Commercial property transactions in central London reached £2.9bn for November, which has boosted the year-to-date figures to £15.4bn.The current total for "under offers" is £3.8bn and there are other major deals in the pipeline, suggesting that 2014 is due to become one of the most active years on record.
These figures include all commercial property investment transactions, but exclude hotels. It indicates an increase in speed of deals from October’s figure of £1.2bn, but the overall 2014 figure may be below the record of £22.4bn which was set in 2013.

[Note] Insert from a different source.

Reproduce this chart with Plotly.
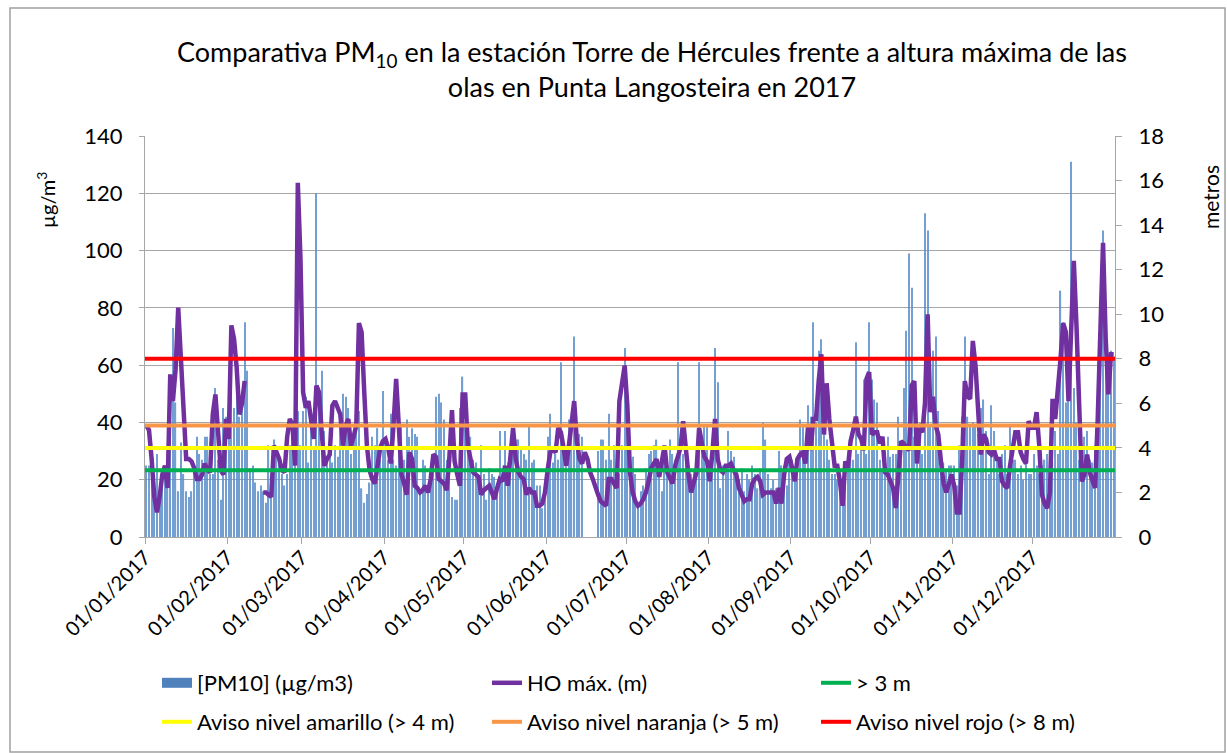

The biggest deal during November was the purchase of 30 St Mary Axe, EC3, by the Safra family at £725m. Northacre purchased the Metropolitan Police headquarters located at 10 Broadway, SW1 for £350m. Eight lots were transacted during last month to a value of £100m plus. Three out of four £100m plus transactions were concluded off-market, indicating a continued shortage of high-value stock on the market.
DTZ Research is indicating a record £89bn being targeted toward European commercial property, with one third, or £28bn, being targeted at the UK. There is a strong demand for core assets in London from both private and institutional investors. Investors seeking prime assets above £200m have very few options to consider in Europe which offer the liquidity and size within central London.
London still offers excellent investment prospects for those seeking income growth, with submarkets experiencing double-digit growth in rentals during the current year. It is expected that City rental growth will reach double digits during next year, which may exceed West End growth during 2015. Record rents have been achieved in King’s Cross and the City of London these past few months. The global oil company, Trafigura, is said to be locked in talks to secure space at 30 Berkeley Square at a price nearing £150 per sq ft, which, if achieved, would set a record for the highest office rent ever to be paid within the UK.